- Born: 1964 (age 61–62)
- Education: Temple University, Yale University
- Known for: Photography
- Awards: California Community Foundation Award

= Eve Fowler =

Eve Fowler (born 1964) is an American Artist based in Los Angeles.

Fowler was born in Philadelphia, PA and has been living and working in Los Angeles since 2002. Fowler's most notable work includes her series of texts appropriating Gertrude Stein's poetry, and her portraits of male hustlers in New York and Los Angeles in the 90s. Identifying as a lesbian and feminist, Fowler's work tries to identify what she perceives as male biases in language and culture and reframe them around sex-positive, feminist, and queered images. For example, her 2005 portrait of performance artist K8 Hardy recalls Austrian feminist, VALIE EXPORT's 1969 work Action Pants: Genital Panic by depicting Hardy in her studio, sitting wide legged with the crotch cut out of her jeans.

==Biography==
Fowler received her BA in Journalism from Temple University in 1986, and her MFA in photography from Yale University in 1992. Her work has been included in group exhibitions at the Museum of Modern Art, Hammer Museum, Yerba Buena Center, and San Francisco Museum of Art.

Following her education, Fowler spent four years portraying" gay male hustlers" working the streets in New York and Los Angeles, for which she first gained recognition in the art world.

== Work ==

=== "Shared Women" February - April 2007 ===
A group exhibition hosted by the Los Angeles Contemporary Exhibitions (LACE), featuring Fowler's filmworks alongside the works of feminist artists A.L. Steiner and Emily Roysdon. Emphasis was placed on themes such as cronyism, feminism, nepotism, elements of reaffirmation that depended on the reorganization of history from portraying ‘the women’ and ‘the gays,’ as outsiders to now insiders.

=== "Wimmin by Womyn who love Wymin" January - March 2006 ===
A two-person exhibition at the Harry Levine Gallery in Culver City, California, "Wimmin by Womyn who love Wymin" featured the works of A.L. Steiner and Fowler. Both artists worked on a photo projected involving taking different pictures of the same women, juxtaposing themes depicting calm sexual subjects from rough, unmounted, and funny "snapshot porntraitrure".

=== "With it which it as it if it is to be" November - December 2016 ===
This was a film called with it which it as it if it is to be. It was screened at MOCA in 2017 and later had a part two exhibition at the Morán Morán. The film was used to capture working artists in their studios as well as shine light on the “intimate spaces of women’s art work” as written by Rachel Valinsky. This film also intended to feature different artists from Gertude Stein's writing, “Many Many women,” (1910). Fowler’s intentions were to create a piece that was about demonstrating the art of creation.

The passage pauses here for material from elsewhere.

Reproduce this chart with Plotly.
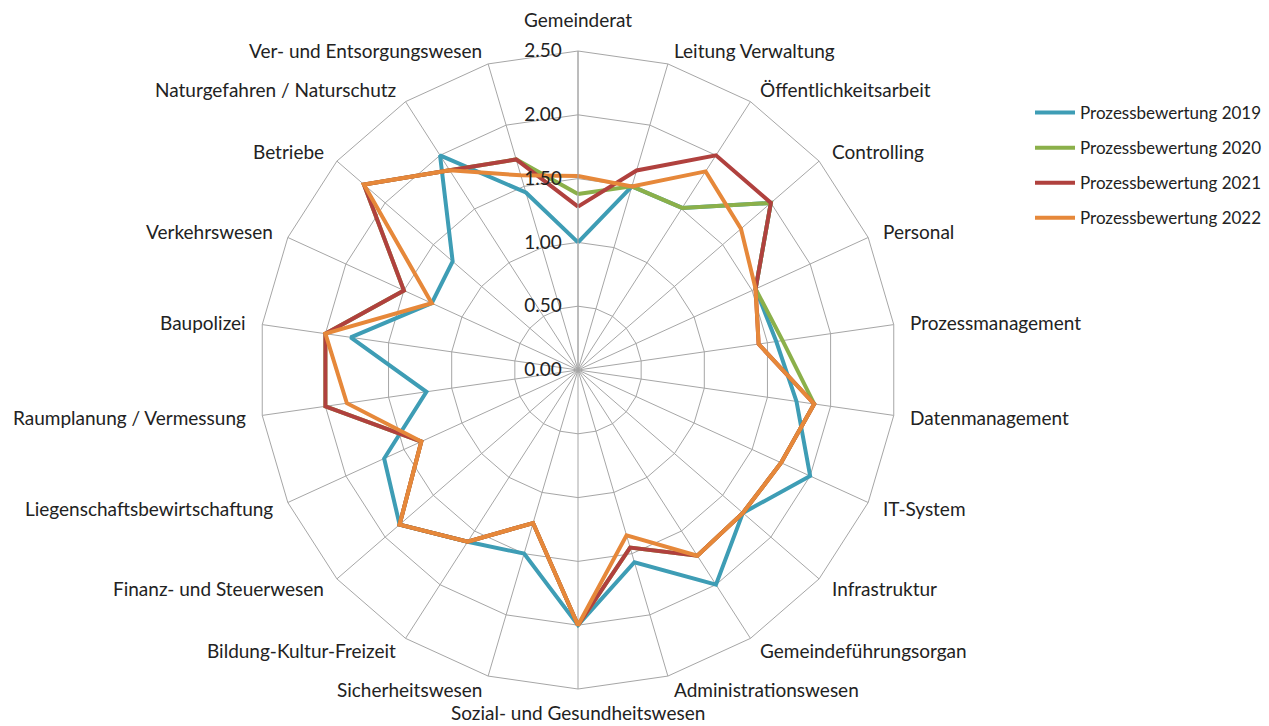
import math
import plotly.graph_objects as go

categories = [
    "Gemeinderat", "Leitung Verwaltung", "Öffentlichkeitsarbeit", "Controlling",
    "Personal", "Prozessmanagement", "Datenmanagement", "IT-System",
    "Infrastruktur", "Gemeindeführungsorgan", "Administrationswesen",
    "Sozial- und Gesundheitswesen", "Sicherheitswesen", "Bildung-Kultur-Freizeit",
    "Finanz- und Steuerwesen", "Liegenschaftsbewirtschaftung",
    "Raumplanung / Vermessung", "Baupolizei", "Verkehrswesen", "Betriebe",
    "Naturgefahren / Naturschutz", "Ver- und Entsorgungswesen",
]

werte_2019 = [1.00, 1.50, 1.51, 2.00, 1.53, 1.57, 1.73, 2.00, 1.71, 2.00, 1.57,
              2.00, 1.50, 1.60, 1.85, 1.67, 1.20, 1.80, 1.26, 1.30, 2.00, 1.45]
werte_2020 = [1.38, 1.50, 1.51, 2.00, 1.53, 1.62, 1.87, 1.75, 1.71, 1.73, 1.45,
              2.00, 1.25, 1.60, 1.85, 1.35, 2.00, 2.00, 1.50, 2.22, 1.86, 1.72]
werte_2021 = [1.28, 1.63, 2.00, 2.00, 1.53, 1.43, 1.87, 1.75, 1.71, 1.73, 1.45,
              2.00, 1.25, 1.60, 1.85, 1.35, 2.00, 2.00, 1.50, 2.22, 1.86, 1.72]
werte_2022 = [1.52, 1.50, 1.85, 1.69, 1.53, 1.43, 1.87, 1.75, 1.71, 1.73, 1.35,
              2.00, 1.25, 1.60, 1.85, 1.35, 1.83, 2.00, 1.26, 2.22, 1.86, 1.59]

serien = [
    ("Prozessbewertung 2019", werte_2019, "#3E9DB5"),
    ("Prozessbewertung 2020", werte_2020, "#8BB04A"),
    ("Prozessbewertung 2021", werte_2021, "#B0413E"),
    ("Prozessbewertung 2022", werte_2022, "#E6883A"),
]

radial_ticks = [0, 0.5, 1.0, 1.5, 2.0, 2.5]

FONT = "Lato, 'Open Sans', sans-serif"

fig = go.Figure()
for i, (name, vals, col) in enumerate(serien):
    fig.add_trace(go.Scatterpolar(
        r=vals + vals[:1],
        theta=categories + categories[:1],
        mode="lines",
        name=name,
        legendgroup=name,
        line=dict(color=col, width=4),
    ))

W, H = 1269, 726
# on-screen centre / outer radius of the radar
CX, CY, R = 578, 370, 319

# category labels placed Excel-like around the polygon
annotations = []
n = len(categories)
LABEL_GAP = 14
for i, cat in enumerate(categories):
    th = math.radians(i * 360.0 / n)
    s, c = math.sin(th), math.cos(th)
    if abs(s) < 1e-6:
        d = LABEL_GAP + 4 if c > 0 else LABEL_GAP - 4
        xa = "center"
        ya = "bottom" if c > 0 else "top"
    else:
        d = LABEL_GAP
        xa = "left" if s > 0 else "right"
        ya = "middle"
    px = CX + (R + d) * s
    py = CY - (R + d) * c
    annotations.append(dict(
        x=px / W, y=1 - py / H, xref="paper", yref="paper",
        text=cat, showarrow=False, xanchor=xa, yanchor=ya,
        font=dict(family=FONT, size=19, color="#222222"),
    ))

fig.update_layout(
    width=W, height=H,
    margin=dict(l=0, r=0, t=0, b=0),
    paper_bgcolor="white",
    plot_bgcolor="white",
    font=dict(family=FONT, size=19, color="#222222"),
    annotations=annotations,
    polar=dict(
        domain=dict(x=[(CX - R) / W, (CX + R) / W],
                    y=[(H - CY - R) / H, (H - CY + R) / H]),
        gridshape="linear",
        bgcolor="white",
        angularaxis=dict(
            rotation=90,
            direction="clockwise",
            showline=True,
            linecolor="#a6a6a6",
            linewidth=1,
            gridcolor="#a6a6a6",
            gridwidth=1,
            ticks="",
            showticklabels=False,
        ),
        radialaxis=dict(
            range=[0, 2.5],
            tickvals=radial_ticks,
            tickformat=".2f",
            angle=90,
            tickangle=90,
            side="counterclockwise",
            showline=True,
            linecolor="#a6a6a6",
            gridcolor="#a6a6a6",
            gridwidth=1,
            ticks="outside",
            ticklen=9,
            tickcolor="rgba(0,0,0,0)",
            tickfont=dict(family=FONT, size=19, color="#222222"),
        ),
    ),
    legend=dict(
        x=1030 / W, y=1 - 95 / H,
        xanchor="left", yanchor="top",
        font=dict(family=FONT, size=17, color="#222222"),
        traceorder="grouped",
        tracegroupgap=10,
        itemwidth=40,
        bgcolor="rgba(0,0,0,0)",
    ),
)

fig.write_html(
    "out.html",
    config={"displayModeBar": False},
    post_script="document.body.style.margin='0';document.body.style.padding='0';",
)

=== "These Sounds Fall Into My Mind" September - October 2019 ===
This exhibition at the Morán Morán includes a film entitled with it which it as it if it is to be, Part II, a video that shares the same name as the exhibition, and six wall pieces. This exhibition focuses on the feminist perspective on text, language and art. Fowler's film is 33 minutes long and has documented 20 female artists in the later stages of their careers reading Gertrude Stein’s Many Many Women. The wall pieces are stills taken from the video and were made with car paint and aluminum.

== Awards ==
- Foundation for Contemporary Arts, NY, NY, The Roy Lichtenstein Award, 2022
- John Simon Memorial Guggenheim Fellowship 2021
- Printed Matter Awards for Artists (2009)
- California Community Foundation Award (2007)
- San Francisco Museum of Modern Art, San Francisco, CA
- The New Museum, New York City, NY

In 2007, Fowler received the California Community Foundation Award for her photographic work that compassed the variety of aesthetic approaches, disciplines, and reflected the eclectic character of the Los Angeles contemporary art scene.

Fowler is also a recipient of the 2017 Art Matters grant, and was a 2019 fellow with Harvard's Radcliffe Institute.